An agreement in 1970 led to the expansion of the number of national constituencies to 25 from 1972 onwards. This was almost half of the 52-member House of Representatives. Indigenous Fijians and Indo-Fijians were allocated 10 national seats each, with minorities taking the remaining 5.

Following two military coups in 1987, the national constituencies were abolished under pressure from Fijian ethno-nationalists, who opposed allowing non-indigenous electors to vote for indigenous Fijian representatives.

=== Open constituencies ===

A constitutional revision in 1997–1998 allowed direct electoral competition between candidates of different ethnic groups for the first time. 25 Open constituencies were established, with candidates of all races competing for votes cast on a common voters' roll. In the parliamentary election of 1999, the open constituencies proved to be much more competitive than the communal constituencies, in which ethnic loyalty to particular political parties generally guaranteed predictable results. This trend was even more apparent in the election of 2001.

=== Chiefly nominees ===
Before 1966, all Fijian representatives in the Legislative Council were nominated by the Great Council of Chiefs. The chiefs continued to nominate two members to the Legislative Council after 1966, but chiefly representation was abolished in the first post-independence election of 1972. They were compensated, however, with the creation of a Senate, in which 8 out of 22 Senators were nominated by the chiefs. This figure was increased to 24 out of 34 in 1992, but reduced to 14 out of 32 in 1999.

=== Official members ===
From 1904 to 1966, a majority in the Legislative Council were appointed by the colonial Governor. Seats held by these nominees, known as official members, were abolished that year.

==Proposal for "one man, one vote"==

Then-interim leader Commodore Frank Bainimarama, who overthrew the government of Prime Minister Laisenia Qarase in a military coup in December 2006, has blamed Fiji's "communal voting" system for ethnic tensions and a lack of a strong feeling of shared national identity and citizenship. Bainimarama stated that he would favour abolishing the communal voting system, in favour of a "one man, one vote" "common roll" system with no ethnic distinctions between voters.
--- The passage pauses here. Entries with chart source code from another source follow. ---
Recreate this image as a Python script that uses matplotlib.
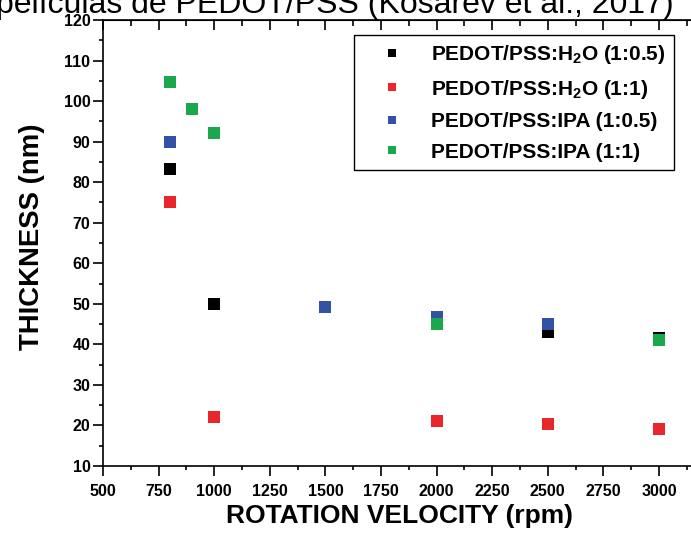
import matplotlib

matplotlib.use("Agg")
import matplotlib.pyplot as plt
from matplotlib.ticker import MultipleLocator

# rotation velocity (rpm) and film thickness (nm) per solution
rpm_h2o_05 = [800, 1000, 2500, 3000]
thk_h2o_05 = [83.3, 50.0, 43.0, 41.6]

rpm_h2o_1 = [800, 1000, 2000, 2500, 3000]
thk_h2o_1 = [75.2, 22.2, 21.1, 20.4, 19.2]

rpm_ipa_05 = [800, 1500, 2000, 2500]
thk_ipa_05 = [90.0, 49.3, 46.7, 45.1]

rpm_ipa_1 = [800, 900, 1000, 2000, 3000]
thk_ipa_1 = [104.8, 98.0, 92.1, 45.0, 41.0]

labels = [
    "PEDOT/PSS:H$_2$O (1:0.5)",
    "PEDOT/PSS:H$_2$O (1:1)",
    "PEDOT/PSS:IPA (1:0.5)",
    "PEDOT/PSS:IPA (1:1)",
]
colors = ["#000000", "#e8262b", "#3352a6", "#19a84c"]

plt.rcParams["font.family"] = ["Liberation Sans", "DejaVu Sans"]
plt.rcParams["mathtext.fontset"] = "custom"
plt.rcParams["mathtext.rm"] = "Liberation Sans:bold"
plt.rcParams["mathtext.it"] = "Liberation Sans:bold"
plt.rcParams["mathtext.bf"] = "Liberation Sans:bold"

fig = plt.figure(figsize=(6.91, 5.38), dpi=100)
ax_w = 2700 * 0.2224  # px width for 500..3200
ax = fig.add_axes([103 / 691, 72 / 538, ax_w / 691, 446 / 538])

series = [
    (rpm_h2o_05, thk_h2o_05),
    (rpm_h2o_1, thk_h2o_1),
    (rpm_ipa_05, thk_ipa_05),
    (rpm_ipa_1, thk_ipa_1),
]
for (xs, ys), color, label in zip(series, colors, labels):
    ax.plot(xs, ys, "s", color=color, ms=8.3, mew=0, label=label)

ax.set_xlim(500, 3200)
ax.set_ylim(10, 120)
ax.xaxis.set_major_locator(MultipleLocator(250))
ax.xaxis.set_minor_locator(MultipleLocator(125))
ax.yaxis.set_major_locator(MultipleLocator(10))
ax.yaxis.set_minor_locator(MultipleLocator(5))

ax.tick_params(axis="both", which="major", direction="out", length=7, width=1.2,
               labelsize=11.5, pad=2)
ax.tick_params(axis="both", which="minor", direction="out", length=3, width=1.2)
ax.tick_params(axis="x", which="major", pad=6)
for lab in ax.get_xticklabels() + ax.get_yticklabels():
    lab.set_fontweight("bold")

top = ax.secondary_xaxis("top")
top.xaxis.set_major_locator(MultipleLocator(250))
top.xaxis.set_minor_locator(MultipleLocator(125))
top.tick_params(which="major", direction="in", length=7, width=1.2, labeltop=False)
top.tick_params(which="minor", direction="in", length=4, width=1.2)

for spine in ax.spines.values():
    spine.set_linewidth(1.2)

ax.set_xlabel("ROTATION VELOCITY (rpm)", fontsize=19, fontweight="bold")
ax.set_ylabel("THICKNESS (nm)", fontsize=19.8, fontweight="bold")
ax.xaxis.set_label_coords((400 - 103) / ax_w, -(504 - 466) / 446)
ax.yaxis.set_label_coords(-(103 - 45) / ax_w, (466 - 237) / 446)

leg = ax.legend(
    loc="upper right",
    bbox_to_anchor=(674 / 691, 1 - 35 / 538),
    bbox_transform=fig.transFigure,
    borderaxespad=0,
    fancybox=False,
    edgecolor="black",
    framealpha=1,
    prop={"weight": "bold", "size": 15},
    markerscale=0.75,
    handlelength=2.8,
    handletextpad=0.5,
    labelspacing=0.55,
    borderpad=0.4,
)
leg.get_frame().set_linewidth(1.0)

# title of the source slide, cut off by the top edge of the picture
fig.text(674 / 691, 1 - 13 / 538, "películas de PEDOT/PSS (Kosarev et al., 2017)",
         ha="right", va="baseline", fontsize=23)

fig.savefig("out.png", dpi=100)
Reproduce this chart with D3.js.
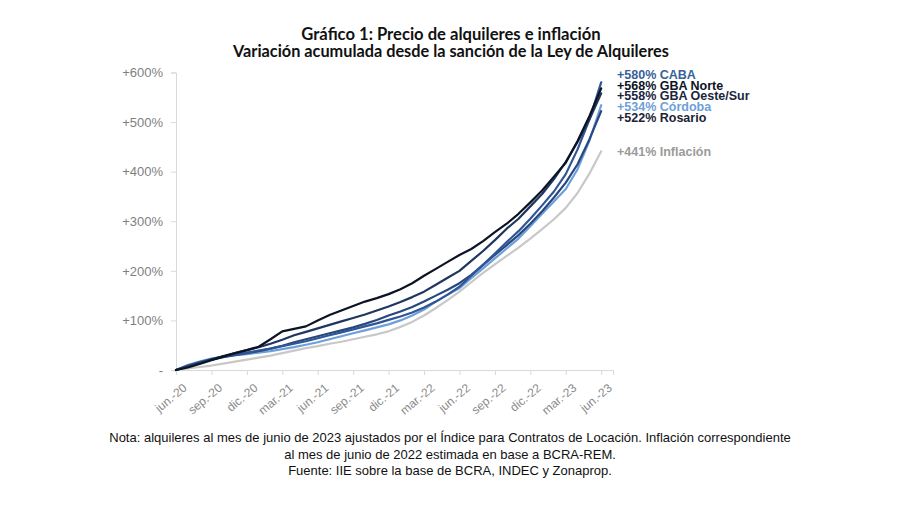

Originally opposed to the idea, Qarase later voiced tentative support. Qarase said he supported the idea in principle, but added: "[W]e are a very young democracy and I think if we move now to one man, one vote system it will be far too fast and far too early." Instead, Qarase suggested a new system of proportional representation, in which each ethnic community would be represented in Parliament in proportion to its numbers within the population. This would confer a majority in Parliament to indigenous Fijians.

In July 2009, Bainimarama announced that a new Constitution would be introduced by his government by 2013. It would amend the electoral system, abolishing communal voting. A new constitution was promulgated in September 2013, abolishing both Communal and Open constituencies, and instituting a form of proportional representation, with the whole nation voting as a single constituency for a 50-member unicameral Parliament, which replaced the previous bicameral Parliament.

== Parliament of Fiji ==
The 51 members of Parliament were elected from a single nationwide constituency by open list proportional representation with an electoral threshold of 5%. Seats are allocated using the d'Hondt method.